A few years later, the institution has become a favourite customer of the big investment banks, and seems to be making money. According to the institution's internal risk model, it had a one-in-three-thousand chance of becoming insolvent in a given year. Yet, in the space of a few weeks, exposure to an unfamiliar, troubled foreign market has brought the institution to its knees.

No, not a hypothetical cautionary tale about Solvency II, but the story of IKB and Sachsen LB, two mid-sized German banks tripped up by US sub-prime mortgages they didn't seem aware they owned. It can hardly have been a comfort to banking regulators that this summer's credit crunch came on the eve of the final implementation of Basel II. This long-awaited international capital framework was supposed to make the system safer, and was supposed to capture the off-balance sheet credit risks that sunk IKB and Sachsen LB. So far, insurance companies and pension funds appear to have escaped the effects of the crisis. Luckily, their liabilities have durations far longer than the 90 days typical in the commercial paper market. But surely there are some lessons for insurance and pensions regulators, in particular the architects of Solvency II.

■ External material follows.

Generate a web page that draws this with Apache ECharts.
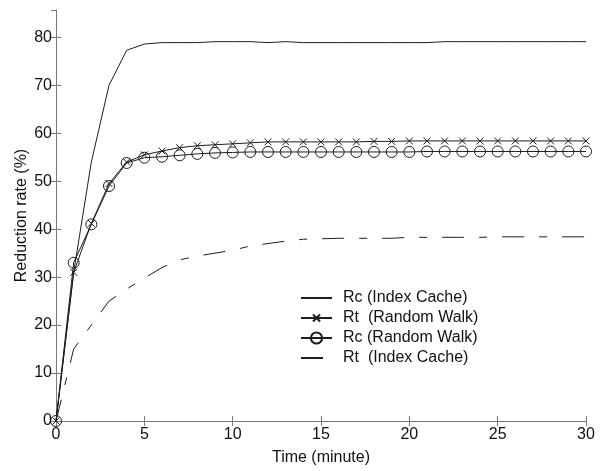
<!DOCTYPE html>
<html lang="en">
<head>
    <meta http-equiv="content-type" content="text/html;charset=utf-8">
    <title>Reduction rate</title>
    <script src="https://cdn.jsdelivr.net/npm/echarts@6/dist/echarts.min.js"></script>
    <style>
        html, body { margin: 0; padding: 0; background: #fff; }
        #main { width: 600px; height: 471px; }
    </style>
</head>
<body>
    <div id="main"></div>
    <script>
        // time axis (minutes), one sample per minute
        var minutes = [0,1,2,3,4,5,6,7,8,9,10,11,12,13,14,15,16,17,18,19,20,21,22,23,24,25,26,27,28,29,30];

        var rcIndexCache = [0,31,54,70,77.3,78.6,78.9,78.9,78.9,79.1,79.1,79.1,78.9,79.1,78.9,78.9,78.9,78.9,78.9,78.9,78.9,78.9,79.1,79.1,79.1,79.1,79.1,79.1,79.1,79.1,79.1];
        var rtRandomWalk = [0,31,41.2,49.5,54,55.5,56.3,57,57.4,57.6,57.8,58,58.2,58.2,58.2,58.2,58.2,58.2,58.3,58.3,58.4,58.4,58.4,58.4,58.4,58.4,58.4,58.4,58.4,58.4,58.4];
        var rcRandomWalk = [0,33,41,49,53.8,54.9,55.1,55.4,55.7,55.9,56,56.1,56.1,56.1,56.1,56.1,56.1,56.1,56.1,56.1,56.1,56.2,56.2,56.2,56.2,56.2,56.2,56.2,56.2,56.2,56.2];
        var rtIndexCache = [0,15,20,25,27.5,29.8,32,33.6,34.4,35,35.6,36.5,37,37.5,37.9,38,38.1,38.1,38.1,38.1,38.3,38.3,38.3,38.3,38.3,38.4,38.4,38.4,38.4,38.4,38.4];

        var seriesNames = ['Rc (Index Cache)', 'Rt  (Random Walk)', 'Rc (Random Walk)', 'Rt  (Index Cache)'];
        var xTicks = [0, 5, 10, 15, 20, 25, 30];

        function pairs(vals) {
            return minutes.map(function (m, i) { return [m, vals[i]]; });
        }

        var ink = '#1e1e1e';
        var frame = '#7a7a7a';
        var font = 'Arial, "Liberation Sans", sans-serif';
        // x marker, padded with move-to points so it draws smaller than its box
        var crossPath = 'path://M-3 -3M0 0L10 10M10 0L0 10M13 13';

        var myChart = echarts.init(document.getElementById('main'));

        var option = {
            animation: false,
            backgroundColor: '#fff',
            grid: { left: 56, right: 14, top: 10, bottom: 41 },
            legend: {
                orient: 'vertical',
                left: 295,
                top: 285,
                itemWidth: 31,
                itemHeight: 14,
                itemGap: 4,
                data: [
                    { name: seriesNames[0], itemStyle: { opacity: 0 } },
                    { name: seriesNames[1] },
                    { name: seriesNames[2] },
                    { name: seriesNames[3], itemStyle: { opacity: 0 } }
                ],
                textStyle: { fontFamily: font, fontSize: 16, color: '#111', padding: [0, 0, 0, 6] }
            },
            xAxis: [
                {
                    type: 'value', min: 0, max: 30, interval: 5,
                    name: 'Time (minute)', nameLocation: 'middle', nameGap: 29, nameMoveOverlap: false,
                    nameTextStyle: { fontFamily: font, fontSize: 16, color: '#111' },
                    axisLine: { lineStyle: { color: frame, width: 1 } },
                    axisTick: { inside: true, length: 5, lineStyle: { color: frame } },
                    axisLabel: { fontFamily: font, fontSize: 16, color: '#111', margin: 6,
                        formatter: function (v) { return xTicks.indexOf(v) >= 0 ? String(v) : ''; } },
                    splitLine: { show: false }
                },
                {
                    type: 'value', position: 'top', min: 0, max: 30, interval: 5,
                    axisLine: { lineStyle: { color: frame, width: 1 } },
                    axisTick: { inside: true, length: 5, lineStyle: { color: frame } },
                    axisLabel: { show: false },
                    splitLine: { show: false }
                }
            ],
            yAxis: [
                {
                    type: 'value', min: 0, max: 85.7, interval: 10,
                    name: 'Reduction rate (%)', nameLocation: 'middle', nameGap: 26, nameMoveOverlap: false,
                    nameTextStyle: { fontFamily: font, fontSize: 16, color: '#111' },
                    axisLine: { show: true, lineStyle: { color: frame, width: 1 } },
                    axisTick: { show: true, inside: true, length: 5, lineStyle: { color: frame } },
                    axisLabel: { fontFamily: font, fontSize: 16, color: '#111', margin: 4, showMaxLabel: false,
                        formatter: function (v) { return v % 10 === 0 ? String(v) : ''; } },
                    splitLine: { show: false }
                },
                {
                    type: 'value', position: 'right', min: 0, max: 85.7, interval: 10,
                    axisLine: { show: true, lineStyle: { color: frame, width: 1 } },
                    axisTick: { show: true, inside: true, length: 5, lineStyle: { color: frame } },
                    axisLabel: { show: false },
                    splitLine: { show: false }
                }
            ],
            series: [
                {
                    name: seriesNames[0], type: 'line', data: pairs(rcIndexCache),
                    showSymbol: false, symbol: 'none',
                    lineStyle: { color: ink, width: 1 },
                    itemStyle: { color: ink }
                },
                {
                    name: seriesNames[1], type: 'line', data: pairs(rtRandomWalk),
                    symbol: crossPath, symbolSize: 11,
                    lineStyle: { color: ink, width: 1 },
                    itemStyle: { color: 'transparent', borderColor: ink, borderWidth: 1 }
                },
                {
                    name: seriesNames[2], type: 'line', data: pairs(rcRandomWalk),
                    symbol: 'circle', symbolSize: 11,
                    lineStyle: { color: ink, width: 1 },
                    itemStyle: { color: 'transparent', borderColor: ink, borderWidth: 1 }
                },
                {
                    name: seriesNames[3], type: 'line', data: pairs(rtIndexCache),
                    showSymbol: false, symbol: 'none',
                    lineStyle: { color: ink, width: 1, type: [22, 15, 8, 15] },
                    itemStyle: { color: ink }
                }
            ]
        };

        myChart.setOption(option);
        window.onresize = function () {
            myChart.resize();
        };
    </script>
</body>
</html>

One wonders if insurance and pension regulators are prepared for the tensions between mid-sized regional entities and multinational institutions that arise from the imposition of a new risk-based framework. Multinational banks were prepared years in advance of Basel II in the same way that CRO Forum members have already had a significant impact on the shape of Solvency II.

But it will be the mid-sized regional players who will feel the most pressure, and they will not have to wait until the implementation of the new directive to feel it. Lacking the readymade advantages of group diversification, and unwilling or unable to merge or be taken over, these players will seek other ways to keep up, and regulators will be urged to help them do so - or to look the other way.

How might this happen? The regulators have high hopes for internal models, which give considerable scope to combine risks. The multinationals have already built their own models, or are in the process of doing so. But with a skills shortage of modern risk professionals in the industry, mid-sized players might lack the internal resources to follow suit.

However, external experts will appear offering to build the internal models these mid-sized firms need. These models will be designed to help regional players to survive and compete internationally. The trick will be to 'buy in' diversification, either on the asset side using alternative investments or structured products, or on the capital side using reinsurance or securitisation. Some of these experts might be employed by the same firms offering these solutions.

This isn't to suggest that such arrangements can't be mutually beneficial if used wisely. But the lesson of IKB and Sachsen LB is that regulators should be prepared for the disruptive impact of risk-based regulation on smaller players, and the potential for the capital markets industry to feed on this impact, long before Solvency II is signed into existence. When it comes to risk, ignorance is no excuse.